Desperately trying to put off a decision on a 2030 decarbonisation target, but beset by the serried ranks of woolly-jumpered Lib Dem backbenchers, who are all demanding that he take the UK back to the 17th century, Ed Davey has decided to do what climate secretaries always do. He is going to give a speech bashing global warming sceptics! Nice one. That will please LibDem MPs, earn him nice write-ups in the Guardian and the Independent, and distract attention from the fact that he will be unable to give them what they want.
...some sections of the press are giving an uncritical campaigning platform to individuals and lobby groups.
This is not the serious science of challenging, checking and probing.
This is destructive and loudly clamouring scepticism born of vested interest, nimbyism, publicity seeking contraversialism or sheer blinkered, dogmatic, political bloody-mindedness.
This tendency will seize upon the normal expression of scientific uncertainty and portray it as proof that all climate change policy is hopelessly misguided.
It's alright Ed, we know you can't get a decarbonisation target through Parliament. Get over it.
It's funny to read the specific terms of the rant that Davey's speechwriters have crafted for him. As readers at BH know, ministers in DECC meet two kinds of people only: energy giants and green campaigners. Both these groups are of course are massive vested interests and the latter are the publicity seekers par excellence. So it takes the kind of chutzpah in which those ministers specialise for Davey to label his critics in this way. Particularly as he is going to deliver his speech at a meeting attended by a bunch of those same vested interests.
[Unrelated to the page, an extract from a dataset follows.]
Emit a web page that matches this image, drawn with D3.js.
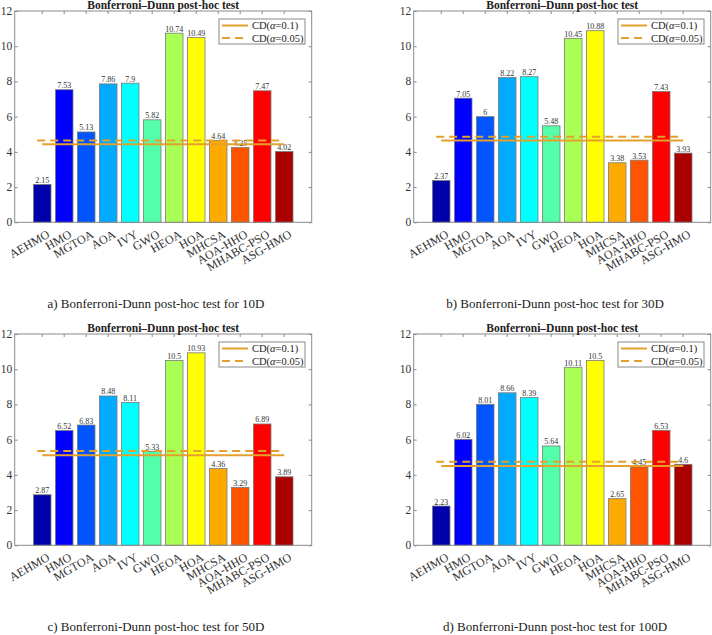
<!DOCTYPE html>
<html>
<head>
<meta charset="utf-8">
<script src="https://cdn.jsdelivr.net/npm/d3@7"></script>
<style>
  body { margin: 0; background: #fff; }
  svg { display: block; font-family: "Liberation Serif", "DejaVu Serif", serif; }
</style>
</head>
<body>
<svg width="712" height="635"></svg>
<script>
// algorithms on the x axis
const algorithms = ['AEHMO', 'HMO', 'MGTOA', 'AOA', 'IVY', 'GWO', 'HEOA', 'HOA', 'MHCSA', 'AOA-HHO', 'MHABC-PSO', 'ASG-HMO'];

// average ranks per dimension
const rank10D = [2.15, 7.53, 5.13, 7.86, 7.9, 5.82, 10.74, 10.49, 4.64, 4.25, 7.47, 4.02];
const rank30D = [2.37, 7.05, 6, 8.22, 8.27, 5.48, 10.45, 10.88, 3.38, 3.53, 7.43, 3.93];
const rank50D = [2.87, 6.52, 6.83, 8.48, 8.11, 5.33, 10.5, 10.93, 4.36, 3.29, 6.89, 3.89];
const rank100D = [2.23, 6.02, 8.01, 8.66, 8.39, 5.64, 10.11, 10.5, 2.65, 4.45, 6.53, 4.6];

// critical differences [alpha=0.1, alpha=0.05]
const cd10D = [4.43, 4.64];
const cd30D = [4.64, 4.86];
const cd50D = [5.12, 5.35];
const cd100D = [4.51, 4.74];

const yTicks = [0, 2, 4, 6, 8, 10, 12];
const legendLabels = ['0.1', '0.05'];
const captions = [
  'a) Bonferroni-Dunn post-hoc test for 10D',
  'b) Bonferroni-Dunn post-hoc test for 30D',
  'c) Bonferroni-Dunn post-hoc test for 50D',
  'd) Bonferroni-Dunn post-hoc test for 100D'
];

// jet(12) colormap
const barColors = ['#0000aa', '#0000ff', '#0055ff', '#00aaff', '#00ffff', '#55ffaa',
                   '#aaff55', '#ffff00', '#ffaa00', '#ff5500', '#ff0000', '#aa0000'];

const lineColor = '#e3a02c';
const axisColor = '#8a8a8a';

const svg = d3.select('svg');

const panels = [
  { ranks: rank10D, cd: cd10D, caption: captions[0], dx: 0, dy: 0 },
  { ranks: rank30D, cd: cd30D, caption: captions[1], dx: 399, dy: 0 },
  { ranks: rank50D, cd: cd50D, caption: captions[2], dx: 0, dy: 323 },
  { ranks: rank100D, cd: cd100D, caption: captions[3], dx: 399, dy: 323 }
];

const frame = { left: 14.7, right: 311.7, top: 11, bottom: 222.3 };

function drawPanel(p) {
  const g = svg.append('g').attr('transform', `translate(${p.dx},${p.dy})`);

  const x = d3.scaleBand()
    .domain(algorithms)
    .range([frame.left, frame.right])
    .paddingInner(0.2)
    .paddingOuter(0.85);

  const y = d3.scaleLinear()
    .domain([0, 12])
    .range([frame.bottom, frame.top]);

  // bars
  g.selectAll('.bar')
    .data(p.ranks)
    .enter().append('rect')
    .attr('class', 'bar')
    .attr('x', (d, i) => x(algorithms[i]))
    .attr('y', d => y(d))
    .attr('width', x.bandwidth())
    .attr('height', d => y(0) - y(d))
    .attr('fill', (d, i) => barColors[i])
    .attr('stroke', '#7a7a7a')
    .attr('stroke-width', 0.8);

  // value labels
  g.selectAll('.val')
    .data(p.ranks)
    .enter().append('text')
    .attr('x', (d, i) => x(algorithms[i]) + x.bandwidth() / 2)
    .attr('y', d => y(d) - 1.5)
    .attr('text-anchor', 'middle')
    .attr('font-size', 8)
    .attr('fill', '#333')
    .text(d => d);

  // CD lines
  const x0 = x(algorithms[0]) + x.bandwidth() / 2;
  const x1 = x(algorithms[algorithms.length - 1]) + x.bandwidth() / 2;
  g.append('line')
    .attr('x1', x0).attr('x2', x1)
    .attr('y1', y(p.cd[0])).attr('y2', y(p.cd[0]))
    .attr('stroke', lineColor).attr('stroke-width', 2);
  g.append('line')
    .attr('x1', x0 - 5).attr('x2', x1 - 3)
    .attr('y1', y(p.cd[1])).attr('y2', y(p.cd[1]))
    .attr('stroke', lineColor).attr('stroke-width', 2)
    .attr('stroke-dasharray', '8,5');

  // frame
  g.append('rect')
    .attr('x', frame.left).attr('y', frame.top)
    .attr('width', frame.right - frame.left)
    .attr('height', frame.bottom - frame.top)
    .attr('fill', 'none').attr('stroke', axisColor).attr('stroke-width', 1);

  // y axes, ticks inward on both sides
  const yAxisL = g.append('g')
    .attr('transform', `translate(${frame.left},0)`)
    .call(d3.axisRight(y).tickValues(yTicks).tickSize(3).tickFormat(''));
  const yAxisR = g.append('g')
    .attr('transform', `translate(${frame.right},0)`)
    .call(d3.axisLeft(y).tickValues(yTicks).tickSize(3).tickFormat(''));
  const xAxisT = g.append('g')
    .attr('transform', `translate(0,${frame.top})`)
    .call(d3.axisBottom(x).tickSize(3).tickFormat(''));
  [yAxisL, yAxisR, xAxisT].forEach(a => {
    a.select('.domain').remove();
    a.selectAll('line').attr('stroke', axisColor);
  });

  // y tick labels
  g.selectAll('.ylab')
    .data(yTicks)
    .enter().append('text')
    .attr('x', frame.left - 2.5)
    .attr('y', d => y(d))
    .attr('dy', '0.35em')
    .attr('text-anchor', 'end')
    .attr('font-size', 11.5)
    .attr('fill', '#333')
    .text(d => d);

  // x tick labels, rotated
  g.selectAll('.xlab')
    .data(algorithms)
    .enter().append('text')
    .attr('transform', d => `translate(${x(d) + x.bandwidth() / 2 + 4},${frame.bottom + 7}) rotate(-30)`)
    .attr('dy', '0.7em')
    .attr('text-anchor', 'end')
    .attr('font-size', 12)
    .attr('fill', '#333')
    .text(d => d);

  // title
  g.append('text')
    .attr('x', (frame.left + frame.right) / 2)
    .attr('y', frame.top - 2.5)
    .attr('text-anchor', 'middle')
    .attr('font-size', 11.5)
    .attr('font-weight', 'bold')
    .attr('fill', '#222')
    .text('Bonferroni\u2013Dunn post-hoc test');

  // legend
  const lg = g.append('g').attr('transform', `translate(${frame.right - 92.7},${frame.top + 8})`);
  lg.append('rect')
    .attr('width', 86).attr('height', 25)
    .attr('fill', '#fff').attr('stroke', axisColor).attr('stroke-width', 1);
  legendLabels.forEach((lab, i) => {
    const ly = 6.5 + i * 12.5;
    lg.append('line')
      .attr('x1', 3).attr('x2', 29)
      .attr('y1', ly).attr('y2', ly)
      .attr('stroke', lineColor).attr('stroke-width', 2)
      .attr('stroke-dasharray', i === 1 ? '8,5' : null);
    const t = lg.append('text')
      .attr('x', 33).attr('y', ly).attr('dy', '0.35em')
      .attr('font-size', 10.5).attr('fill', '#222');
    t.append('tspan').text('CD(');
    t.append('tspan').attr('font-style', 'italic').text('\u03b1');
    t.append('tspan').text('=' + lab + ')');
  });

  // caption
  g.append('text')
    .attr('x', 156)
    .attr('y', 308)
    .attr('text-anchor', 'middle')
    .attr('font-size', 13)
    .attr('fill', '#222')
    .text(p.caption);
}

panels.forEach(drawPanel);
</script>
</body>
</html>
You can imagine how this sort of thing comes together. The speechwriters will be spectacularly uninformed on the global warming debate or what it is that sceptics are doing or saying. Their work will be based on what they read in the Guardian last week; probably Nuccitelli et al. They probably know that they know little or nothing, but there is a simple political requirement for a distraction. So we can watch and snigger and move on to something more important.